Vamos con una de esas locas historias de geografía internacional que tanto nos apasionan.
Hace muchos, muchos años existió un gigantesco imperio llamado Rusia que ocupó vastas porciones del globo desde la costa báltica hasta las aguas del Pacífico, territorios a los que haría partícipes de todas sus desventuras y alocados proyectos, como el desarrollo de un ancho de vía único o de un sistema de de medición de la altura topográfica alternativo.
Aquel sistema difería en metodología del empleado en Europa Occidental y América del Norte, basado en Normaal Amsterdams Peil, el nivel de referencia de nivel del mal asentado en la ciudad neerlandesa desde el siglo XVIII y extendido progresivamente al resto de vecinos europeos. El indicador de referencia holandés serviría siglos más tarde para configurar el actual European Vertical Reference System, que rige para la UE.
Pese a la premura holandesa en la instalación de una medida fiable del nivel del mar, por razones más que evidentes, casi todos los países hicieron lo propio a lo largo del siglo XVIII. Entre ellos Suecia o Rusia, naciones marítimas cuyas ciudades, encanaladas, requerían medir las mareas con precisión. Para Rusia, el indicador se instalaría en el puerto de Kronstadt, y serviría de referencia topográfica para todo su imperio.
Imperio al que, casualidades de la vecindad, pertenecía por aquel entonces la pequeña nación de Estonia. Su altura (poco reseñable, el punto más alto del país a duras penas supera los 300 metros) quedaría determinada por el nivel del mar medido en San Petersburgo.
Pues bien, cien años después de su efímera pero muy recordada declaración de independencia, la pequeña nación del Báltico ha decidido crecer unos veinte centímetros de repente. Lo hará en la Nochevieja de este mismo año, cuando su sistema de medición topográfica pase del tradicional ruso al generalizado en el resto de Europa, al parecer más preciso y, ante todo, más en sintonía con el resto de la Unión.
Dado que siglos atrás las ideas de mancomunidades europeas que sincronizaran cosas elementales como el sistema métrico, la moneda o la medición topográfica eran bastante quiméricas, los indicadores de Kronstadt y Ámsterdam diferían en mucho. En concreto y en función de las circunstancias, entre 14 y 20 centímetros (más altos para el modelo holandés).

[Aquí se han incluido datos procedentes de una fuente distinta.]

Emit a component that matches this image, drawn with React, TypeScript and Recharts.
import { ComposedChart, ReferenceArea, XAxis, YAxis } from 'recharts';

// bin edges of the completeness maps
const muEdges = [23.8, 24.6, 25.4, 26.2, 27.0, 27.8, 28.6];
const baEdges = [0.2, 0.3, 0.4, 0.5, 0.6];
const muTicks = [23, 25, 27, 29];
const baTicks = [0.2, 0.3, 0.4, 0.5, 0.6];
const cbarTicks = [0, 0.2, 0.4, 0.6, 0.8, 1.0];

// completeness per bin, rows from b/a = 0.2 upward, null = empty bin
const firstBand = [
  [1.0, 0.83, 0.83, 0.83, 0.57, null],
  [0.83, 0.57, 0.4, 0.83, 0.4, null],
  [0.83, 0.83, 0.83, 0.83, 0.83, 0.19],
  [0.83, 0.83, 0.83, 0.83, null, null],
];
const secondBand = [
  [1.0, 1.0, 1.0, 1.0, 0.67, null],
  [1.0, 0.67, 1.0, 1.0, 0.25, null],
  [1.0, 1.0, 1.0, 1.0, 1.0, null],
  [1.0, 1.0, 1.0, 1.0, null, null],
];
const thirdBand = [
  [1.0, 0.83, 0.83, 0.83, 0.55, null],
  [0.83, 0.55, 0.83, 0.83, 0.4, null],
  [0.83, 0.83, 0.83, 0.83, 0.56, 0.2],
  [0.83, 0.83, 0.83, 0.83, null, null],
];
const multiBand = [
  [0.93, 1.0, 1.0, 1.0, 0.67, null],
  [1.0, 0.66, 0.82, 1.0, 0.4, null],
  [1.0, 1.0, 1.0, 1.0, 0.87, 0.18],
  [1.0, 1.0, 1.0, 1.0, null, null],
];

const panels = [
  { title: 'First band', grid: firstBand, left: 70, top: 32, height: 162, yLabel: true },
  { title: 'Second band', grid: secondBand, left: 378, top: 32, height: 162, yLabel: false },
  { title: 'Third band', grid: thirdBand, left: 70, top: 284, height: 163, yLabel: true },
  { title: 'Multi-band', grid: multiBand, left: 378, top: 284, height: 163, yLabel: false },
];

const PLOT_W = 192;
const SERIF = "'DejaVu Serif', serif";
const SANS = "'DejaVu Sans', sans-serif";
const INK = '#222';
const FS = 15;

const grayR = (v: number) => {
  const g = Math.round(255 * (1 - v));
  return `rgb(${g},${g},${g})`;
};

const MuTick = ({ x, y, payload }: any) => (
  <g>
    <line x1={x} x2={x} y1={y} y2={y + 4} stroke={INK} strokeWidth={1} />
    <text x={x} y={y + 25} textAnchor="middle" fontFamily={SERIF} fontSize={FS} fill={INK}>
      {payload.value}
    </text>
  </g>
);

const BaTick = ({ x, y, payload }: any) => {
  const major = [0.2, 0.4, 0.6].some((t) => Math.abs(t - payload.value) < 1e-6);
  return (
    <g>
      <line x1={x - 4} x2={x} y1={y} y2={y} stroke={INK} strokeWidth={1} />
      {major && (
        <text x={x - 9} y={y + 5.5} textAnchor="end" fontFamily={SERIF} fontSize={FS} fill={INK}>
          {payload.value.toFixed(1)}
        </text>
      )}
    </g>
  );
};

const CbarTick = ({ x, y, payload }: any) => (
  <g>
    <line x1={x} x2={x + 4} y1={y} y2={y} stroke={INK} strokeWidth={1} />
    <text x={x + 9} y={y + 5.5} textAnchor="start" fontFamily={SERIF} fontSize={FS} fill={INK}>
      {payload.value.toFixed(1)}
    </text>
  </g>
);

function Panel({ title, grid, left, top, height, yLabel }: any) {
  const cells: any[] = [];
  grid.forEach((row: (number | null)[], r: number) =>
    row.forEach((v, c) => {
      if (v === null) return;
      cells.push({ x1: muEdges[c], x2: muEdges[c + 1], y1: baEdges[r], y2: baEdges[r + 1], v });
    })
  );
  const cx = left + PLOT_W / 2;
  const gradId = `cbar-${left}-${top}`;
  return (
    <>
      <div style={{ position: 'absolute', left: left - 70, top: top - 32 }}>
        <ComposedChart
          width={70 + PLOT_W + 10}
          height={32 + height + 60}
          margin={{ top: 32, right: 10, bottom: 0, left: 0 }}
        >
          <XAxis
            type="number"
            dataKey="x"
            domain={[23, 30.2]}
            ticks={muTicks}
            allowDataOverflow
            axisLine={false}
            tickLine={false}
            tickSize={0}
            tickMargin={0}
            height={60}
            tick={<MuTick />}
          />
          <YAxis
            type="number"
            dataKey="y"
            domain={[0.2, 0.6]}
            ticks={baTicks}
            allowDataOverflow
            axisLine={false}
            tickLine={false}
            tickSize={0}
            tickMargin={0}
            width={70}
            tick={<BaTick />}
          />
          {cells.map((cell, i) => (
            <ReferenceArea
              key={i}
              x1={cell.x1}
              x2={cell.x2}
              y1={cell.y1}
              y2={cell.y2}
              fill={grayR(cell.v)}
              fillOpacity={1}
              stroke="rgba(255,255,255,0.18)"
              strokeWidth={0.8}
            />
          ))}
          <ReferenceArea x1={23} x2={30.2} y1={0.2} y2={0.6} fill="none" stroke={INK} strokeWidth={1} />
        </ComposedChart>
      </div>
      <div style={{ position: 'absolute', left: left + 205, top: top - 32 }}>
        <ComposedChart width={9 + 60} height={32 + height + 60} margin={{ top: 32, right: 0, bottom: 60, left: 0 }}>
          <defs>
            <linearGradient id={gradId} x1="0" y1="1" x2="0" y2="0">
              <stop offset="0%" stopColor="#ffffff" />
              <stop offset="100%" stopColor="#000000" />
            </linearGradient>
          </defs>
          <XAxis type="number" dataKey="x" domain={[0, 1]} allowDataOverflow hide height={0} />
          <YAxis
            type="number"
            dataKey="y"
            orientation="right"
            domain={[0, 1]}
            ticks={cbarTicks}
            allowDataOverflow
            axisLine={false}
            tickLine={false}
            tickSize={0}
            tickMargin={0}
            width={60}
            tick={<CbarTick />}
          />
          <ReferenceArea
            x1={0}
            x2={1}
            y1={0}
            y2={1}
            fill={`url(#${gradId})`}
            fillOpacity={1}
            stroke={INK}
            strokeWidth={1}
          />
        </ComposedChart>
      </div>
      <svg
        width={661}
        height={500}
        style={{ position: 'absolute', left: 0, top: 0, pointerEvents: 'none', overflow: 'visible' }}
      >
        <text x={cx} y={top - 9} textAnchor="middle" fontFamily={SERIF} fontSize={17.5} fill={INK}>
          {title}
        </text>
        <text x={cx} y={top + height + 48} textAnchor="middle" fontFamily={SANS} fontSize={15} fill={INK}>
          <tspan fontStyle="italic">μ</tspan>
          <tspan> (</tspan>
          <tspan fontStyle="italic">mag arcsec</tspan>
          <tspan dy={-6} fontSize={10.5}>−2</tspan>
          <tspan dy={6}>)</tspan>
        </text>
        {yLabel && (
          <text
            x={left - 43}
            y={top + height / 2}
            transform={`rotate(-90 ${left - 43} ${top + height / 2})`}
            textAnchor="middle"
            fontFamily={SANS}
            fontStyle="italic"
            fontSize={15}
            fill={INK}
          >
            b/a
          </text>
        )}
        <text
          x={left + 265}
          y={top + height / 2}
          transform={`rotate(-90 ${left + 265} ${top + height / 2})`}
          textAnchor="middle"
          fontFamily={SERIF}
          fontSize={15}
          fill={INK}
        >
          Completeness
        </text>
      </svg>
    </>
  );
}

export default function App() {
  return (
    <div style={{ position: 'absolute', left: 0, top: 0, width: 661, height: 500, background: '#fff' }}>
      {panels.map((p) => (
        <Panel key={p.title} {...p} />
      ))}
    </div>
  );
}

La divergencia y el Sistema de Medición Báltico
La historia quiso que, pese a su empeño, el futuro de Estonia quedara adosado a la Unión Soviética durante la Segunda Guerra Mundial. Una época en la que Europa Occidental se organizó en torno a un proyecto común a través del cual las anteriores cuestiones elementales, antaño divisivas, quedarían definitivamente solucionadas. De modo que cuando Europa optó por Ámsterdam, Estonia siguió anclada a Kronstad.
Tras el conflicto, otros países que habían utilizado sistemas de medición diferentes, como Hungría y Checoeslovaquia (que medían su terreno en función del indicador del Adriático, el generalizado para todo el ya extinto Imperio Austrohúngaro) se vieron obligados por las autoridades comunistas a unirse al de Kronstad. En 1977, la Unión Soviética oficializó el sistema, bautizado como el Sistema de Medición del Báltico.
Y allí han seguido parte de ellos hasta que su entrada en la Unión Europea les ha hecho, poco a poco, salir del mismo y unirse al de Ámsterdam, el predominante en la parte occidental del continente. Según las autoridades estonias, el sistema báltico estaba ya obsoleto, y el objetivo de la medida, que entrará en vigor a partir de esta Nochevieja, es el de sincronizarse al resto de Europa. O lo que es lo mismo, a la modernidad.
Para Estonia, como muchos otros aspectos de sus reformas institucionales y políticas tras la caída del muro, el cambio le servirá para alejarse de la tradicional influencia rusa y unirse, aunque sea psicológicamente, al corazón del resto del continente. Y dado que Letonia había hecho el cambio con antelación, la construcción de proyectos e infraestructuras conjuntas simplificará las cosas.
El anuncio del gobierno estonio coincide en los fastos de preparación del centenario de la independencia de país. Estonia logró su libertad tras la Primera Guerra Mundial y en el contexto de desintegración total del Imperio ruso, en 1918, pero la inestable paz posterior y las ganancias territoriales soviéticas obtenidas tras la Segunda Guerra Mundial dejaron en papel mojado aquella lejana, ansiada independencia.
La caída del muro cambió las cosas. Y 28 años después, Estonia por fin crecerá unos veinte centímetros. Feliz cumpleaños.